Cathedral of Learning reflected on Posvar Hall windows

Expanding Research on Faculty Cluster Hiring

Higher education institutions use faculty cluster hiring to hire multiple scholars based on shared interdisciplinary research interests. While the practice is widely considered to boost racial equity and diversity in faculty hiring, there’s limited research on its effectiveness.

“We don’t have research in the field to help us understand how this practice is being taken up across universities,” says Heather McCambly, assistant professor at the University of Pittsburgh School of Education. “What are the experiences of faculty who are hired in a cluster, and what is the broader impact of these hiring initiatives?”

Heather McCambly
Assistant Professor Heather McCambly

McCambly, along with co-principal investigators Román Liera and Aireale Rodgers, aims to answer those questions through a new research project funded by a $250,000 grant from the Alfred P. Sloan Foundation.  

The two-year, multi-method study, which began in August 2024, analyzes the purposes and outcomes of faculty cluster hiring initiatives at six historically white, research-intensive universities in three states. 

“The heart of the study will be in-depth interviews and site visits where we learn across multiple levels, from leadership and department chairs to the cluster hires themselves,” says McCambly. “That qualitative portion will help us create a picture across six institutions of how this practice can be used as a mechanism for culture change.”

According to McCambly, the limited existing research on this topic suggests that faculty cluster hiring can create a support network for the hired faculty and improve the retention of Faculty of Color. The practice can also be used to create a critical mass of Faculty of Color on campus, which has been shown to increase the success rates of Students of Color.
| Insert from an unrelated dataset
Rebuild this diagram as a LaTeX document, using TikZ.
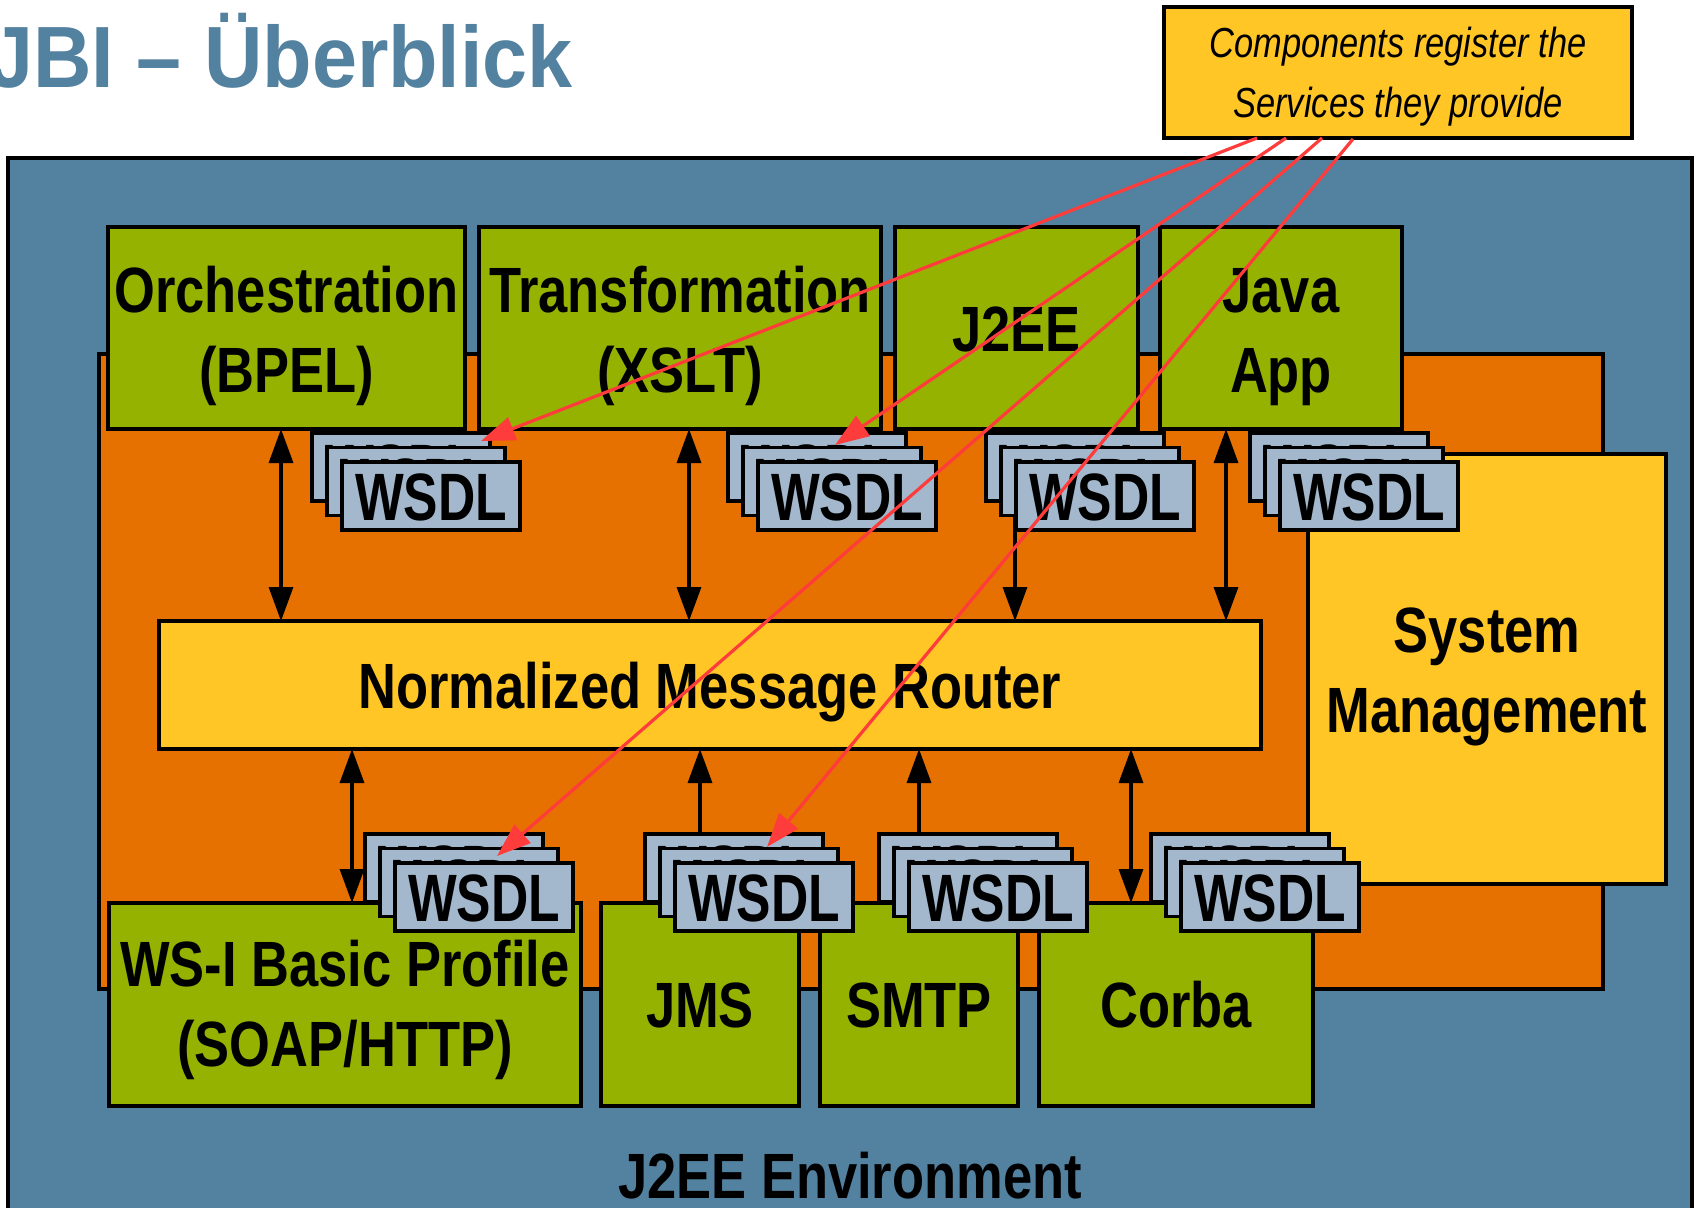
\documentclass[tikz,border=0pt]{standalone}
\usepackage{fontspec}
\setmainfont{Liberation Sans}
\newfontfamily\titlefont{Liberation Sans}[FakeStretch=0.93]
\newfontfamily\compfont{Liberation Sans}[FakeStretch=0.82]
\newfontfamily\wsdlfont{Liberation Sans}[FakeStretch=0.77]
\usetikzlibrary{arrows.meta,fit}

\definecolor{envblue}{RGB}{82,130,160}
\definecolor{jbiorange}{RGB}{230,112,0}
\definecolor{compgreen}{RGB}{150,178,0}
\definecolor{nmryellow}{RGB}{255,198,38}
\definecolor{wsdlblue}{RGB}{163,184,204}
\definecolor{regred}{RGB}{255,60,60}

% one WSDL card; #2,#3 = its top-left corner
\newcommand\wsdlcard[3]{%
  \node[wsdl, fit={(#2,#3) (#2+178,#3+68)}] (#1) {};
  \node[wsdltext] (#1-t) at (#2+89,#3+58) {WSDL};}
% a stack of three cards; #2,#3 = top-left corner of the front card
\newcommand\wsdlstack[3]{%
  \wsdlcard{#1a}{#2-30}{#3-29}%
  \wsdlcard{#1b}{#2-15}{#3-14.5}%
  \wsdlcard{#1c}{#2}{#3}}

\begin{document}
\begin{tikzpicture}[x=0.5pt, y=-0.5pt,
  box/.style={draw=black, line width=1.6pt, inner sep=0pt, outer sep=0pt},
  comp/.style={box, fill=compgreen},
  yel/.style={box, fill=nmryellow},
  wsdl/.style={box, fill=wsdlblue},
  lbl/.style={anchor=base, inner sep=0pt, font=\compfont\bfseries\fontsize{32}{40}\selectfont},
  wsdltext/.style={anchor=base, inner sep=0pt, font=\wsdlfont\bfseries\fontsize{33.5}{40}\selectfont},
  notetext/.style={anchor=base, inner sep=0pt, font=\compfont\itshape\fontsize{21}{30}\selectfont},
  dbl/.style={line width=1.6pt, {Triangle[length=17pt,width=12pt]}-{Triangle[length=17pt,width=12pt]}},
  sgl/.style={line width=1.6pt, -{Triangle[length=17pt,width=12pt]}},
  reg/.style={draw=regred, line width=1.6pt, -{Triangle[length=17pt,width=12pt]}},
]
\useasboundingbox (0,0) rectangle (1694,1207);
\fill[white] (0,0) rectangle (1694,1207);

% heading
\node[anchor=base west, inner sep=0pt, text=envblue,
      font=\titlefont\bfseries\fontsize{43.5}{50}\selectfont] (title) at (-12,87) {JBI – Überblick};

% J2EE environment and JBI container
\node[box, fill=envblue, line width=1.8pt, fit={(8,158) (1692,1260)}] (env) {};
\node[lbl] (envlabel) at (850,1198) {J2EE Environment};
\node[box, fill=jbiorange, fit={(99,354) (1603,989)}] (jbi) {};

% service engines
\node[comp, fit={(108,227) (465,429)}] (orch) {};
\node[lbl] (orch-l1) at (orch.center |- 0,312) {Orchestration};
\node[lbl] (orch-l2) at (orch.center |- 0,392) {(BPEL)};
\node[comp, fit={(479,227) (881,429)}] (xslt) {};
\node[lbl] (xslt-l1) at (xslt.center |- 0,312) {Transformation};
\node[lbl] (xslt-l2) at (xslt.center |- 0,392) {(XSLT)};
\node[comp, fit={(895,227) (1138,429)}] (j2ee) {};
\node[lbl] (j2ee-l1) at (j2ee.center |- 0,351) {J2EE};
\node[comp, fit={(1160,227) (1402,429)}] (java) {};
\node[lbl] (java-l1) at (java.center |- 0,312) {Java};
\node[lbl] (java-l2) at (java.center |- 0,392) {App};

% router and management
\node[yel, fit={(159,621) (1261,749)}] (nmr) {};
\node[lbl] (nmr-l1) at (nmr.center |- 0,708) {Normalized Message Router};
\node[yel, fit={(1308,454) (1666,884)}] (sysm) {};
\node[lbl] (sysm-l1) at (sysm.center |- 0,652) {System};
\node[lbl] (sysm-l2) at (sysm.center |- 0,732) {Management};

% binding components
\node[comp, fit={(109,903) (581,1106)}] (wsi) {};
\node[lbl] (wsi-l1) at (wsi.center |- 0,986) {WS-I Basic Profile};
\node[lbl] (wsi-l2) at (wsi.center |- 0,1066) {(SOAP/HTTP)};
\node[comp, fit={(601,903) (799,1106)}] (jms) {};
\node[lbl] (jms-l1) at (jms.center |- 0,1027) {JMS};
\node[comp, fit={(820,903) (1018,1106)}] (smtp) {};
\node[lbl] (smtp-l1) at (smtp.center |- 0,1027) {SMTP};
\node[comp, fit={(1039,903) (1313,1106)}] (corba) {};
\node[lbl] (corba-l1) at (corba.center |- 0,1027) {Corba};

% message exchange with the router
\coordinate (xa) at (281,0);
\coordinate (xb) at (689,0);
\coordinate (xc) at (1015,0);
\coordinate (xd) at (1226,0);
\coordinate (xe) at (352,0);
\coordinate (xf) at (700,0);
\coordinate (xg) at (919,0);
\coordinate (xh) at (1131,0);
\draw[dbl] (orch.south -| xa) -- (nmr.north -| xa);
\draw[dbl] (xslt.south -| xb) -- (nmr.north -| xb);
\draw[sgl] (j2ee.south -| xc) -- (nmr.north -| xc);
\draw[dbl] (java.south -| xd) -- (nmr.north -| xd);
\draw[dbl] (nmr.south -| xe) -- (wsi.north -| xe);
\draw[sgl] (jms.north -| xf) -- (nmr.south -| xf);
\draw[sgl] (smtp.north -| xg) -- (nmr.south -| xg);
\draw[dbl] (nmr.south -| xh) -- (corba.north -| xh);

% service descriptions
\wsdlstack{s1}{342}{462}
\wsdlstack{s2}{758}{462}
\wsdlstack{s3}{1016}{462}
\wsdlstack{s4}{1280}{462}
\wsdlstack{b1}{395}{863}
\wsdlstack{b2}{675}{863}
\wsdlstack{b3}{909}{863}
\wsdlstack{b4}{1181}{863}

% registration note
\node[yel, fit={(1164,7) (1632,138)}] (note) {};
\node[notetext] (note-l1) at (note.center |- 0,57) {Components register the};
\node[notetext] (note-l2) at (note.center |- 0,117) {Services they provide};

\draw[reg] ([shift={(93,0)}]note.south west) -- ([shift={(169,8)}]s1a.north west);
\draw[reg] ([shift={(122,0)}]note.south west) -- ([shift={(107,12)}]s2a.north west);
\draw[reg] ([shift={(158,0)}]note.south west) -- ([shift={(132,22)}]b1a.north west);
\draw[reg] ([shift={(189,1)}]note.south west) -- ([shift={(122,13)}]b2a.north west);
\end{tikzpicture}
\end{document}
“Undoubtedly, cluster hiring can be an important mechanism to support areas of research and researchers who have, for unjust reasons, been historically marginalized in the academy,” says Rodgers, assistant professor of higher education at the University of Wisconsin-Madison. “Yet these same initiatives, as we are learning, can ironically reproduce racialized dynamics that perpetuate inequity rather than disrupt it.” 

The study’s research team aims to better understand how cluster hiring can help institutions develop more inclusive hiring practices and advance racial equity in the professoriate. A primary goal of the study is to translate the research findings into easily digestible and actionable resources that university administrators can use to (re)design their cluster hiring processes.

“Faculty cluster hiring has the potential to redistribute resources and power because administrative and faculty leaders who champion racial equity could use this organizational mechanism to set the evaluation criteria, including the types of academic and professional experiences, teaching approaches, and research agenda,” says Liera, assistant professor of higher education at Montclair State University. “I firmly believe that if equity-minded administrators and faculty strategically use cluster hiring, they could create possibilities to disrupt whiteness at multiple organizational levels.” 

According to McCambly, the importance of research-backed equity initiatives is heightened by a sociopolitical climate where diversity, equity, and inclusion efforts are under attack at U.S. colleges nationwide.

“In an environment where some leaders can be afraid to enact high-level equity-oriented initiatives, we want to show how this can continue to be a practice that is legally defensible and just in the context of academic freedom,” says McCambly. “We hope to use this empirical research to remind folks that we can still do this work.”